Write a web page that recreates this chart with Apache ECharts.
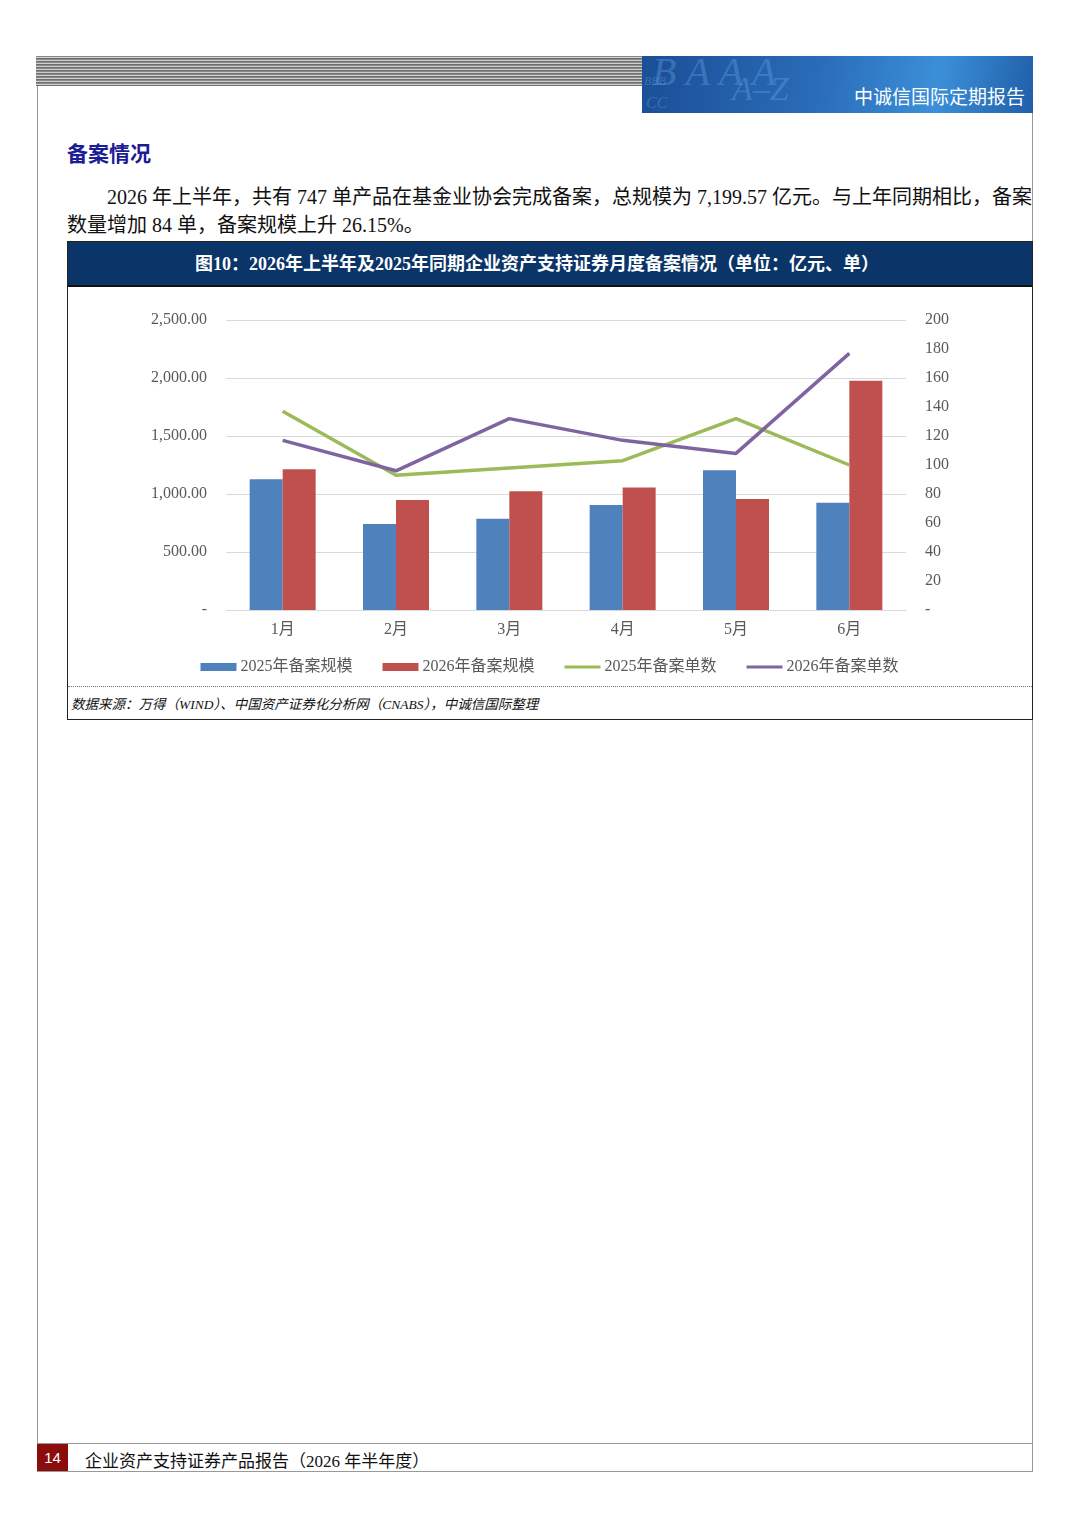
<!DOCTYPE html>
<html>
<head>
<meta charset="utf-8">
<script src="https://cdn.jsdelivr.net/npm/echarts@6/dist/echarts.min.js"></script>
<style>
  body { margin: 0; background: #fff; width: 1080px; height: 1528px; position: relative; overflow: hidden;
         font-family: "Liberation Serif", "Noto Sans CJK SC", serif; }
  .abs { position: absolute; }
  #stripe { left: 36px; top: 56px; width: 606px; height: 30px;
            background: repeating-linear-gradient(to bottom, #8a8a8a 0px, #8a8a8a 1px, #cfcfcf 1px, #cfcfcf 2px, #6f6f6f 2px, #6f6f6f 3px); }
  #banner { left: 642px; top: 56px; width: 391px; height: 57px; overflow: hidden;
            background: linear-gradient(100deg, #1b4e96 0%, #2a6cb8 45%, #3b8fd8 75%, #1f5fa8 100%); }
  #banner .deco { position: absolute; color: rgba(110,170,235,0.35); font-family: "Liberation Serif", serif; font-style: italic; }
  #banner .name { position: absolute; right: 8px; top: 26px; color: #fff; font-size: 19px;
                  font-family: "Noto Sans CJK SC", sans-serif; }
  #lline { left: 37px; top: 86px; width: 1px; height: 1385px; background: #999; }
  #rline { left: 1032px; top: 113px; width: 1px; height: 1358px; background: #999; }
  #h2 { left: 67px; top: 137px; font-size: 21px; font-weight: bold; color: #1c1c96;
        font-family: "Noto Sans CJK SC", sans-serif; }
  #para { left: 67px; top: 183px; font-size: 20px; line-height: 28px; color: #111; white-space: nowrap;
          text-indent: 40px;
          font-family: "Liberation Serif", "Noto Sans CJK SC", serif; }
  #box { left: 67px; top: 241px; width: 966px; height: 479px; border: 1px solid #222; box-sizing: border-box; }
  #titlebar { left: 68px; top: 242px; width: 964px; height: 45px; background: #0b3468;
              border-bottom: 2px solid #111; box-sizing: border-box; padding-right: 26px;
              color: #fff; font-size: 18px; font-weight: bold; text-align: center; line-height: 44px;
              font-family: "Liberation Serif", "Noto Sans CJK SC", serif; }
  #chart { left: 68px; top: 287px; width: 963px; height: 398px; }
  #dots { left: 68px; top: 686px; width: 964px; height: 0; border-top: 1px dotted #777; }
  #src { left: 71px; top: 693px; font-size: 13.5px; font-style: italic; color: #111;
         font-family: "Liberation Serif", "Noto Sans CJK SC", serif; }
  #fline1 { left: 37px; top: 1443px; width: 996px; height: 1px; background: #999; }
  #fline2 { left: 37px; top: 1471px; width: 996px; height: 1px; background: #999; }
  #pnum { left: 37px; top: 1444px; width: 31px; height: 27px; background: #8b0c0c; color: #fff;
          font-family: "Liberation Sans", sans-serif; font-size: 15px; line-height: 27px; text-align: center; }
  #ftxt { left: 85px; top: 1447px; font-size: 17px; color: #111;
          font-family: "Liberation Serif", "Noto Sans CJK SC", serif; }
</style>
</head>
<body>
<div class="abs" id="stripe"></div>
<div class="abs" id="banner">
  <span class="deco" style="left:10px;top:-8px;font-size:40px;">B A A A</span>
  <span class="deco" style="left:90px;top:14px;font-size:34px;">A–Z</span>
  <span class="deco" style="left:2px;top:18px;font-size:12px;">BBB</span>
  <span class="deco" style="left:4px;top:38px;font-size:16px;">CC</span>
  <span class="name">中诚信国际定期报告</span>
</div>
<div class="abs" id="lline"></div>
<div class="abs" id="rline"></div>
<div class="abs" id="h2">备案情况</div>
<div class="abs" id="para">2026 年上半年，共有 747 单产品在基金业协会完成备案，总规模为 7,199.57 亿元。与上年同期相比，备案<br>数量增加 84 单，备案规模上升 26.15%。</div>
<div class="abs" id="box"></div>
<div class="abs" id="titlebar">图10：2026年上半年及2025年同期企业资产支持证券月度备案情况（单位：亿元、单）</div>
<div class="abs" id="chart"></div>
<div class="abs" id="dots"></div>
<div class="abs" id="src">数据来源：万得（WIND）、中国资产证券化分析网（CNABS），中诚信国际整理</div>
<div class="abs" id="fline1"></div>
<div class="abs" id="fline2"></div>
<div class="abs" id="pnum">14</div>
<div class="abs" id="ftxt">企业资产支持证券产品报告（2026 年半年度）</div>

<script>
// 月份
var months = ['1月', '2月', '3月', '4月', '5月', '6月'];
// 备案规模（亿元）
var scale2025 = [1127, 741, 787, 905, 1204, 925];
var scale2026 = [1213, 948, 1023, 1055, 957, 1977];
// 备案单数
var count2025 = [137, 93, 98, 103, 132, 100];
var count2026 = [117, 96, 132, 117, 108, 177];

var labelFont = '"Liberation Serif", "Noto Sans CJK SC", serif';
// 折线图例用细长条
var lineIcon = 'path://M0,0h36v3h-36z';

var chart = echarts.init(document.getElementById('chart'));
chart.setOption({
    animation: false,
    textStyle: { fontFamily: labelFont },
    color: ['#4f81bd', '#c0504d', '#9bbb59', '#8064a2'],
    grid: { left: 158, right: 125, top: 33, height: 290 },
    legend: {
        top: 367,
        left: 'center',
        itemGap: 30,
        itemWidth: 36,
        itemHeight: 8,
        textStyle: { color: '#595959', fontSize: 16, fontFamily: labelFont, padding: [0, 0, 0, -1] },
        data: [
            { name: '2025年备案规模', icon: 'rect' },
            { name: '2026年备案规模', icon: 'rect' },
            { name: '2025年备案单数', icon: lineIcon },
            { name: '2026年备案单数', icon: lineIcon }
        ]
    },
    xAxis: {
        type: 'category',
        data: months,
        axisLine: { lineStyle: { color: '#d9d9d9' } },
        axisTick: { show: false },
        axisLabel: { color: '#595959', fontSize: 16, margin: 12 }
    },
    yAxis: [
        {
            type: 'value', min: 0, max: 2500, interval: 500,
            axisLine: { show: false }, axisTick: { show: false },
            splitLine: { lineStyle: { color: '#d9d9d9' } },
            axisLabel: {
                color: '#595959', fontSize: 16, margin: 19,
                formatter: function (v) {
                    return v === 0 ? '-' : v.toLocaleString('en-US', { minimumFractionDigits: 2 });
                }
            }
        },
        {
            type: 'value', min: 0, max: 200, interval: 20,
            axisLine: { show: false }, axisTick: { show: false },
            splitLine: { show: false },
            axisLabel: {
                color: '#595959', fontSize: 16, margin: 19,
                formatter: function (v) { return v === 0 ? '-' : v; }
            }
        }
    ],
    series: [
        { name: '2025年备案规模', type: 'bar', data: scale2025, barWidth: 33, barGap: '0%' },
        { name: '2026年备案规模', type: 'bar', data: scale2026, barWidth: 33, barGap: '0%' },
        { name: '2025年备案单数', type: 'line', yAxisIndex: 1, data: count2025,
          symbol: 'none', lineStyle: { width: 3.5 } },
        { name: '2026年备案单数', type: 'line', yAxisIndex: 1, data: count2026,
          symbol: 'none', lineStyle: { width: 3.5 } }
    ]
});
</script>
</body>
</html>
******************************
## Problem to solve
Copy the data character for character, but drop all pictures from the copy.

## Output of the exercise
Write a web page that recreates this chart with Apache ECharts.
<!DOCTYPE html>
<html>
<head>
<meta charset="utf-8">
<script src="https://cdn.jsdelivr.net/npm/echarts@6/dist/echarts.min.js"></script>
<style>
  body { margin: 0; background: #fff; width: 1080px; height: 1528px; position: relative; overflow: hidden;
         font-family: "Liberation Serif", "Noto Sans CJK SC", serif; }
  .abs { position: absolute; }
  #stripe { left: 36px; top: 56px; width: 606px; height: 30px;
            background: repeating-linear-gradient(to bottom, #8a8a8a 0px, #8a8a8a 1px, #cfcfcf 1px, #cfcfcf 2px, #6f6f6f 2px, #6f6f6f 3px); }
  #banner { left: 642px; top: 56px; width: 391px; height: 57px; overflow: hidden;
            background: linear-gradient(100deg, #1b4e96 0%, #2a6cb8 45%, #3b8fd8 75%, #1f5fa8 100%); }
  #banner .deco { position: absolute; color: rgba(110,170,235,0.35); font-family: "Liberation Serif", serif; font-style: italic; }
  #banner .name { position: absolute; right: 8px; top: 26px; color: #fff; font-size: 19px;
                  font-family: "Noto Sans CJK SC", sans-serif; }
  #lline { left: 37px; top: 86px; width: 1px; height: 1385px; background: #999; }
  #rline { left: 1032px; top: 113px; width: 1px; height: 1358px; background: #999; }
  #h2 { left: 67px; top: 137px; font-size: 21px; font-weight: bold; color: #1c1c96;
        font-family: "Noto Sans CJK SC", sans-serif; }
  #para { left: 67px; top: 183px; font-size: 20px; line-height: 28px; color: #111; white-space: nowrap;
          text-indent: 40px;
          font-family: "Liberation Serif", "Noto Sans CJK SC", serif; }
  #box { left: 67px; top: 241px; width: 966px; height: 479px; border: 1px solid #222; box-sizing: border-box; }
  #titlebar { left: 68px; top: 242px; width: 964px; height: 45px; background: #0b3468;
              border-bottom: 2px solid #111; box-sizing: border-box; padding-right: 26px;
              color: #fff; font-size: 18px; font-weight: bold; text-align: center; line-height: 44px;
              font-family: "Liberation Serif", "Noto Sans CJK SC", serif; }
  #chart { left: 68px; top: 287px; width: 963px; height: 398px; }
  #dots { left: 68px; top: 686px; width: 964px; height: 0; border-top: 1px dotted #777; }
  #src { left: 71px; top: 693px; font-size: 13.5px; font-style: italic; color: #111;
         font-family: "Liberation Serif", "Noto Sans CJK SC", serif; }
  #fline1 { left: 37px; top: 1443px; width: 996px; height: 1px; background: #999; }
  #fline2 { left: 37px; top: 1471px; width: 996px; height: 1px; background: #999; }
  #pnum { left: 37px; top: 1444px; width: 31px; height: 27px; background: #8b0c0c; color: #fff;
          font-family: "Liberation Sans", sans-serif; font-size: 15px; line-height: 27px; text-align: center; }
  #ftxt { left: 85px; top: 1447px; font-size: 17px; color: #111;
          font-family: "Liberation Serif", "Noto Sans CJK SC", serif; }
</style>
</head>
<body>
<div class="abs" id="stripe"></div>
<div class="abs" id="banner">
  <span class="deco" style="left:10px;top:-8px;font-size:40px;">B A A A</span>
  <span class="deco" style="left:90px;top:14px;font-size:34px;">A–Z</span>
  <span class="deco" style="left:2px;top:18px;font-size:12px;">BBB</span>
  <span class="deco" style="left:4px;top:38px;font-size:16px;">CC</span>
  <span class="name">中诚信国际定期报告</span>
</div>
<div class="abs" id="lline"></div>
<div class="abs" id="rline"></div>
<div class="abs" id="h2">备案情况</div>
<div class="abs" id="para">2026 年上半年，共有 747 单产品在基金业协会完成备案，总规模为 7,199.57 亿元。与上年同期相比，备案<br>数量增加 84 单，备案规模上升 26.15%。</div>
<div class="abs" id="box"></div>
<div class="abs" id="titlebar">图10：2026年上半年及2025年同期企业资产支持证券月度备案情况（单位：亿元、单）</div>
<div class="abs" id="chart"></div>
<div class="abs" id="dots"></div>
<div class="abs" id="src">数据来源：万得（WIND）、中国资产证券化分析网（CNABS），中诚信国际整理</div>
<div class="abs" id="fline1"></div>
<div class="abs" id="fline2"></div>
<div class="abs" id="pnum">14</div>
<div class="abs" id="ftxt">企业资产支持证券产品报告（2026 年半年度）</div>

<script>
// 月份
var months = ['1月', '2月', '3月', '4月', '5月', '6月'];
// 备案规模（亿元）
var scale2025 = [1127, 741, 787, 905, 1204, 925];
var scale2026 = [1213, 948, 1023, 1055, 957, 1977];
// 备案单数
var count2025 = [137, 93, 98, 103, 132, 100];
var count2026 = [117, 96, 132, 117, 108, 177];

var labelFont = '"Liberation Serif", "Noto Sans CJK SC", serif';
// 折线图例用细长条
var lineIcon = 'path://M0,0h36v3h-36z';

var chart = echarts.init(document.getElementById('chart'));
chart.setOption({
    animation: false,
    textStyle: { fontFamily: labelFont },
    color: ['#4f81bd', '#c0504d', '#9bbb59', '#8064a2'],
    grid: { left: 158, right: 125, top: 33, height: 290 },
    legend: {
        top: 367,
        left: 'center',
        itemGap: 30,
        itemWidth: 36,
        itemHeight: 8,
        textStyle: { color: '#595959', fontSize: 16, fontFamily: labelFont, padding: [0, 0, 0, -1] },
        data: [
            { name: '2025年备案规模', icon: 'rect' },
            { name: '2026年备案规模', icon: 'rect' },
            { name: '2025年备案单数', icon: lineIcon },
            { name: '2026年备案单数', icon: lineIcon }
        ]
    },
    xAxis: {
        type: 'category',
        data: months,
        axisLine: { lineStyle: { color: '#d9d9d9' } },
        axisTick: { show: false },
        axisLabel: { color: '#595959', fontSize: 16, margin: 12 }
    },
    yAxis: [
        {
            type: 'value', min: 0, max: 2500, interval: 500,
            axisLine: { show: false }, axisTick: { show: false },
            splitLine: { lineStyle: { color: '#d9d9d9' } },
            axisLabel: {
                color: '#595959', fontSize: 16, margin: 19,
                formatter: function (v) {
                    return v === 0 ? '-' : v.toLocaleString('en-US', { minimumFractionDigits: 2 });
                }
            }
        },
        {
            type: 'value', min: 0, max: 200, interval: 20,
            axisLine: { show: false }, axisTick: { show: false },
            splitLine: { show: false },
            axisLabel: {
                color: '#595959', fontSize: 16, margin: 19,
                formatter: function (v) { return v === 0 ? '-' : v; }
            }
        }
    ],
    series: [
        { name: '2025年备案规模', type: 'bar', data: scale2025, barWidth: 33, barGap: '0%' },
        { name: '2026年备案规模', type: 'bar', data: scale2026, barWidth: 33, barGap: '0%' },
        { name: '2025年备案单数', type: 'line', yAxisIndex: 1, data: count2025,
          symbol: 'none', lineStyle: { width: 3.5 } },
        { name: '2026年备案单数', type: 'line', yAxisIndex: 1, data: count2026,
          symbol: 'none', lineStyle: { width: 3.5 } }
    ]
});
</script>
</body>
</html>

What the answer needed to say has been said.